Historically, the politics of Silicon Valley tech workers have generally aligned with the politics of their bosses and companies. Yet a nuanced debate over a housing-related ballot measure funded by a tax on wealthy businesses suggests that a rift is growing between coders and founders' politics.
If it passes next week, San Francisco's Proposition C would raise the gross receipts tax by an average of 0.5 percent for businesses that earn more than $50 million a year. As a result, nearly $300 million would go toward homelessness initiatives.
Though it may seem like a progressive no-brainer initiative to many, the proposed measure has launched a fiery public debate among the tech elite. Billionaires like Jack Dorsey, the CEO of Twitter and Square, opposes the measure; Salesforce CEO Marc Benioff supports it. The two have publicly sparred on Twitter, but among his fellow billionaire friends Benioff is an outlier. Campaign filings tell an all-too-familiar story: the one percent don’t want to be taxed more, while many of their middle-class underlings are supportive of the measure. As far as small-dollar donors go, engineers from Square, Dropbox, Stripe and Apple have contributed as individuals, despite the opposition of their companies' C-suite.
“We know that tech workers and companies want to invest in the communities that they work and live in — and we have seen that reflected with the sheer number of volunteers and donations,” Sam Lew, the policy director of the Coalition on Homelessness and campaign manager of “Our City, Our Home, Yes on C,” told Salon.
Evan Owski is a software engineer and volunteer for the "Yes on C" campaign. He said even though being an engineer is his day job, homelessness has been important to him for quite some time.
“It is very obvious when you move to San Francisco what a massive problem it is and how many people are suffering,” he said.
As a member of the local chapter of the Democratic Socialists of America, who have been active in housing rights activism in the Bay Area, Owski started working with the Coalition of Homelessness organization a little less than two years ago. Owski said that the campaign donations for and against Prop C are telling for what they say about where the one percent stand, and where the rank-and-file workers stand.
“$100,000 donations aren’t coming from rank and file workers,” he said. “They’re coming from CEOs and massive companies pretty much exclusively.”
Dorsey has contributed $75,000 to the campaign opposing the measure, “No Plan, No Accountability, No on Prop C,” which is sponsored by the San Francisco Chamber of Commerce, according to campaign filings. Benioff and Salesforce dominate the list of of big donors supporting the measure: collectively, they have contributed more than $5 million.
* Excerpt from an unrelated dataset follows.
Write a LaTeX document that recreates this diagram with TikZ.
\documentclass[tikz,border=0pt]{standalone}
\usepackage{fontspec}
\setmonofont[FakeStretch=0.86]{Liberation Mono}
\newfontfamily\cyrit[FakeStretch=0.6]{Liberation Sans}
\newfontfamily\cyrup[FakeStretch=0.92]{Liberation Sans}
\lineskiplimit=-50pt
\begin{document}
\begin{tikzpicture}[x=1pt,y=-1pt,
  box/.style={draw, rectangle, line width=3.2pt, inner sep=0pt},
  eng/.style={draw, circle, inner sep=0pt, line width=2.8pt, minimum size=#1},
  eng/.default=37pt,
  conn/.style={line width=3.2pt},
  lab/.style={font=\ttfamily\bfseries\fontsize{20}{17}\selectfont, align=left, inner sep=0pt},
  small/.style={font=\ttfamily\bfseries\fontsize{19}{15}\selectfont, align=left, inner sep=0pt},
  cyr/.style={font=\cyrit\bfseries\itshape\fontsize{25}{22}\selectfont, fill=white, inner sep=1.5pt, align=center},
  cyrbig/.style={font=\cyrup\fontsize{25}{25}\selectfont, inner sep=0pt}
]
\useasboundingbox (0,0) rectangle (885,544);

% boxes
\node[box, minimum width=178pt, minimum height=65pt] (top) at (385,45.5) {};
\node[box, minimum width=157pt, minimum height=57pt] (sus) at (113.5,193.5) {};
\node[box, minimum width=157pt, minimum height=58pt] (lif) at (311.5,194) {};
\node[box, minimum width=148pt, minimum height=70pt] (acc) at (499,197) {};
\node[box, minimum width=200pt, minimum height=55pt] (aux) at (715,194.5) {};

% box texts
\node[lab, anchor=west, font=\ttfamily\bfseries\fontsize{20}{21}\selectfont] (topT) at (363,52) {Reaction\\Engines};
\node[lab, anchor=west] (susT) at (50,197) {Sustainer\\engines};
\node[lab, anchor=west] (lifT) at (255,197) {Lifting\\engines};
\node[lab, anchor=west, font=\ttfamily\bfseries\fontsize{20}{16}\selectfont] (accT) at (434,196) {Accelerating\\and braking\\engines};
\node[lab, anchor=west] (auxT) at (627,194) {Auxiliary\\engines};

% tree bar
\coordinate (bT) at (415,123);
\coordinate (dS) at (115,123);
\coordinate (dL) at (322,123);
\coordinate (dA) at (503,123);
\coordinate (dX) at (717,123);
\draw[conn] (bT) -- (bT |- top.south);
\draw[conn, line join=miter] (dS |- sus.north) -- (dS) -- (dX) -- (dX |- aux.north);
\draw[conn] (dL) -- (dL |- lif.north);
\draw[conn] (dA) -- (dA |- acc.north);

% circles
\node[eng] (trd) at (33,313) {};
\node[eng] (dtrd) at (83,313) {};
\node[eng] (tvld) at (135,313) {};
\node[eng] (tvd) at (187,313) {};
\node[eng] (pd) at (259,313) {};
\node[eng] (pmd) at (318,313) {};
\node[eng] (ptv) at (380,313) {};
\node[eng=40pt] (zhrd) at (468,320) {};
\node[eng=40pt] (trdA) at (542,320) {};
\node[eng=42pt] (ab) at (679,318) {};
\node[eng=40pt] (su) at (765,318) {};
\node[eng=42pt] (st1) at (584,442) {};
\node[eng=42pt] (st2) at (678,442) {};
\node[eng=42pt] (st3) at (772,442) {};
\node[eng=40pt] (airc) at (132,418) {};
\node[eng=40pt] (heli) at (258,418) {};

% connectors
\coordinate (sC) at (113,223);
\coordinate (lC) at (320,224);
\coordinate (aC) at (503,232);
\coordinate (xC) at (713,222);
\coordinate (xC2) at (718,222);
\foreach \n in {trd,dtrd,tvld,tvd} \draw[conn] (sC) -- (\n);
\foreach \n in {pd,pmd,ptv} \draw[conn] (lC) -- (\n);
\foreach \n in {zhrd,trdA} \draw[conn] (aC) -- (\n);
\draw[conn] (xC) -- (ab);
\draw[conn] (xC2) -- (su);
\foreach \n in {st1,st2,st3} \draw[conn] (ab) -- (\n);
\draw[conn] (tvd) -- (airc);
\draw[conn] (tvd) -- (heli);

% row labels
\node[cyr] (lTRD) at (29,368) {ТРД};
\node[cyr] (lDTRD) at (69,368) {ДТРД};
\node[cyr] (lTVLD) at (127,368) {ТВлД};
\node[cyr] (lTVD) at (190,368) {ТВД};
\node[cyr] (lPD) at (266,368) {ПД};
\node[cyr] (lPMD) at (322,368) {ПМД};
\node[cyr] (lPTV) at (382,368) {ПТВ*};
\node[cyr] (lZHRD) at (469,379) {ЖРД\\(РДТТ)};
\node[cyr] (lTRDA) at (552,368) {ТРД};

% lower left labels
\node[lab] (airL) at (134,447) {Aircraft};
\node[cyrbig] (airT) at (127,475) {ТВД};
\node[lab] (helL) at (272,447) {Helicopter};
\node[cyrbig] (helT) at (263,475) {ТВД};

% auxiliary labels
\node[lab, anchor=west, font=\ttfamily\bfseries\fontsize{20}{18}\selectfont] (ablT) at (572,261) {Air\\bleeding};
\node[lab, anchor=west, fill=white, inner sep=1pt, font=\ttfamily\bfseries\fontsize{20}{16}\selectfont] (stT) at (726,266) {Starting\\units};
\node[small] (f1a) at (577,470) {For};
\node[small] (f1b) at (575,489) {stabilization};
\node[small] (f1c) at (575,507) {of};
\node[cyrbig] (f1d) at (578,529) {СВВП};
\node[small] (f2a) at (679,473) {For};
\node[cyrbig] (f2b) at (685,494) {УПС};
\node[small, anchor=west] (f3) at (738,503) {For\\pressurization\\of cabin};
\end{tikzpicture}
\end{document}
“I think you have to distinguish between what the rank and file workers are doing and the managers are doing,” Owski added. “Often times there are widely divergent views between those two, and I think as far tech employees getting involved in homelessness and other issues, there has been a growing politicization, and I think people are beginning to realize that being neutral and not being involved is a position in and of itself.”
As my colleague Keith Spencer explained in light of this week’s Google walkout: “White-collar tech employees like those at Google are in a unique position to influence their corporations' business decisions. Software engineers are in scarce supply, and Silicon Valley knows it can not afford a mass exodus of programmers due to corporate malfeasance. As such, tech companies are under much more pressure to change corporate policy under pressure from employees.”
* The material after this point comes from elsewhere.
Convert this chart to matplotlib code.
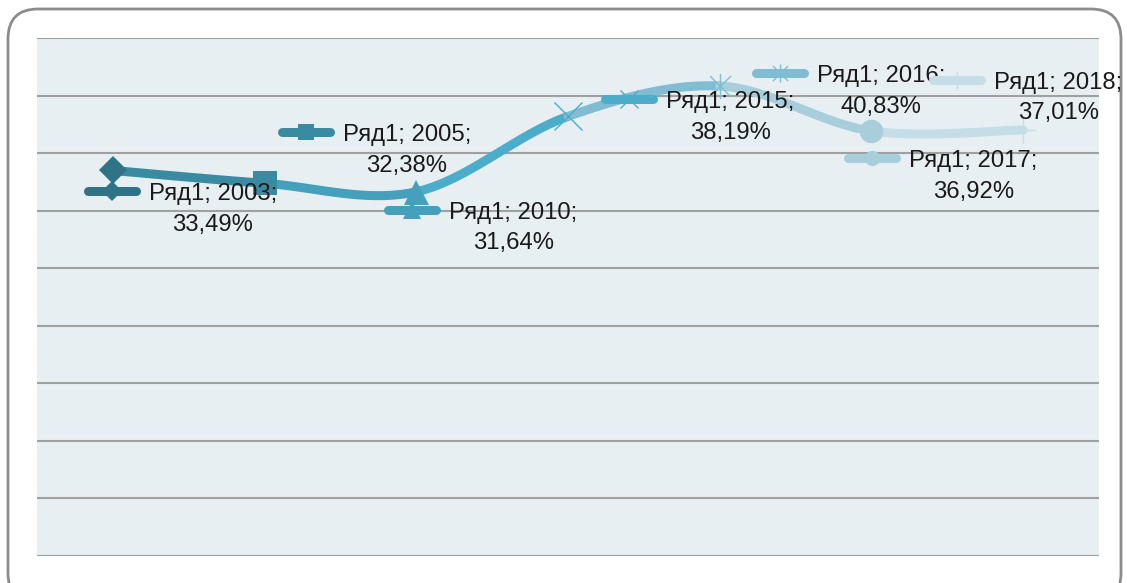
"""Recreate smooth line chart with data labels (Ряд1)."""

import numpy as np
import matplotlib

matplotlib.use("Agg")
import matplotlib.pyplot as plt
from matplotlib.lines import Line2D
from matplotlib.patches import FancyBboxPatch
from matplotlib.path import Path
from matplotlib.transforms import IdentityTransform

YEARS = ["2003", "2005", "2010", "2015", "2016", "2017", "2018"]
VALUES = [33.49, 32.38, 31.64, 38.19, 40.83, 36.92, 37.01]
SERIES_NAME = "Ряд1"

WIDTH, HEIGHT = 1127, 583

COLORS = ["#2f7386", "#3a8ba1", "#45a0bb", "#4badca", "#80bcd2", "#a8cedc", "#c4dde6"]
STAR = Path(
    [(-1, -1), (1, 1), (-1, 1), (1, -1), (0, -1.2), (0, 1.2)],
    [Path.MOVETO, Path.LINETO, Path.MOVETO, Path.LINETO, Path.MOVETO, Path.LINETO],
)
MARKERS = ["D", "s", "^", "x", STAR, "o", "+"]
MARKER_SIZES = [14, 17, 18, 20, 18, 17, 18]
KEY_MARKER_SIZES = [10, 12, 13, 13, 13, 11, 13]
# label key centre, offset in pixels from the point (x right, y down)
LABEL_OFFSETS = [(-1, 21), (41, -51), (-4, 18), (61, -17), (60, -13), (1, 27), (-66, -50)]


def smooth_curve(y, steps=40):
    """Catmull-Rom like smoothing, similar to Excel smoothed lines."""
    y = np.asarray(y, dtype=float)
    n = len(y)
    segments = []
    for i in range(n - 1):
        p0 = np.array([max(i - 1, 0), y[max(i - 1, 0)]])
        p1 = np.array([i, y[i]])
        p2 = np.array([i + 1, y[i + 1]])
        p3 = np.array([min(i + 2, n - 1), y[min(i + 2, n - 1)]])
        c1 = p1 + (p2 - p0) / 6
        c2 = p2 - (p3 - p1) / 6
        t = np.linspace(0, 1, steps)[:, None]
        pts = ((1 - t) ** 3) * p1 + 3 * ((1 - t) ** 2) * t * c1 + 3 * (1 - t) * t**2 * c2 + t**3 * p2
        segments.append(pts)
    return segments


def label_text(year, value):
    """Data label text in Excel style."""
    return f"{SERIES_NAME}; {year};\n{value:.2f}%".replace(".", ",")


def main() -> None:
    """Main function"""
    fig = plt.figure(figsize=(WIDTH / 100, HEIGHT / 100), dpi=100)
    fig.patch.set_facecolor("white")

    border = FancyBboxPatch(
        (8, -20), 1113, HEIGHT - 9 + 20,
        boxstyle="round,pad=0,rounding_size=30",
        transform=IdentityTransform(), facecolor="white",
        edgecolor="#8c8c8c", linewidth=2, zorder=0,
    )
    fig.add_artist(border)

    ax = fig.add_axes([37 / WIDTH, 1 - 556 / HEIGHT, (1099 - 37) / WIDTH, (556 - 38) / HEIGHT])
    ax.set_facecolor("#e8eff3")
    x = np.arange(len(YEARS))
    ax.set_xlim(-0.5, len(YEARS) - 0.5)
    ax.set_ylim(0, 45)
    ax.set_yticks(np.arange(0, 46, 5))
    ax.grid(axis="y", color="#a0a0a0", linewidth=1.5)
    ax.set_axisbelow(True)
    ax.tick_params(left=False, bottom=False, labelleft=False, labelbottom=False)
    for spine in ax.spines.values():
        spine.set_visible(False)

    for i, seg in enumerate(smooth_curve(VALUES)):
        ax.plot(seg[:, 0], seg[:, 1], color=COLORS[i + 1], linewidth=6.5,
                solid_capstyle="round", zorder=3)
    for i in range(len(YEARS)):
        filled = MARKERS[i] in ("D", "s", "^", "o")
        ax.plot(x[i], VALUES[i], marker=MARKERS[i], markersize=MARKER_SIZES[i],
                color=COLORS[i], markeredgewidth=1 if not filled else 0,
                linestyle="none", zorder=4)

    for i, (year, value) in enumerate(zip(YEARS, VALUES)):
        px, py = ax.transData.transform((x[i], value))
        dx, dy = LABEL_OFFSETS[i]
        cx, cy = px + dx, py - dy
        z = 10 + 2 * i
        key = Line2D([cx - 24, cx + 24], [cy, cy], color=COLORS[i], linewidth=6.5,
                     solid_capstyle="round", transform=IdentityTransform(), zorder=z)
        fig.add_artist(key)
        filled = MARKERS[i] in ("D", "s", "^", "o")
        mark = Line2D([cx], [cy], marker=MARKERS[i], markersize=KEY_MARKER_SIZES[i],
                      color=COLORS[i], markeredgewidth=1 if not filled else 0,
                      linestyle="none", transform=IdentityTransform(), zorder=z)
        fig.add_artist(mark)
        fig.text(cx + 37, cy + 8, label_text(year, value), transform=IdentityTransform(),
                 ha="left", va="top", multialignment="center", linespacing=1.5,
                 fontsize=17.2, family="Liberation Sans", color="#1a1a1a", zorder=z + 1)

    fig.savefig("out.png", dpi=100)


if __name__ == "__main__":
    main()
Perhaps the same can be said about corporate activism in social policies, too.
Darby Thomas is a product designer who moved to San Francisco for a tech job. She also got involved in the “Yes to Prop C” campaign by way of the Democratic Socialists of America San Francisco chapter.
Thomas told Salon one reason why tech workers are getting involved in the campaign is because it is part of the industry’s responsibility. From gentrification, to rising rent costs, the industry has played a role in making the city increasingly unaffordable, in addition to offering jobs to white collar folk with only a certain skill set.
“The tech industry has to own up to the role it’s played,” she said.
But perhaps what has motivated some tech workers the most is their lack in trust in upper management.
“I’m being well compensated now but how long will that last?” she said. “I have a sense I’m closer to homelessness than a jackpot liquidation.”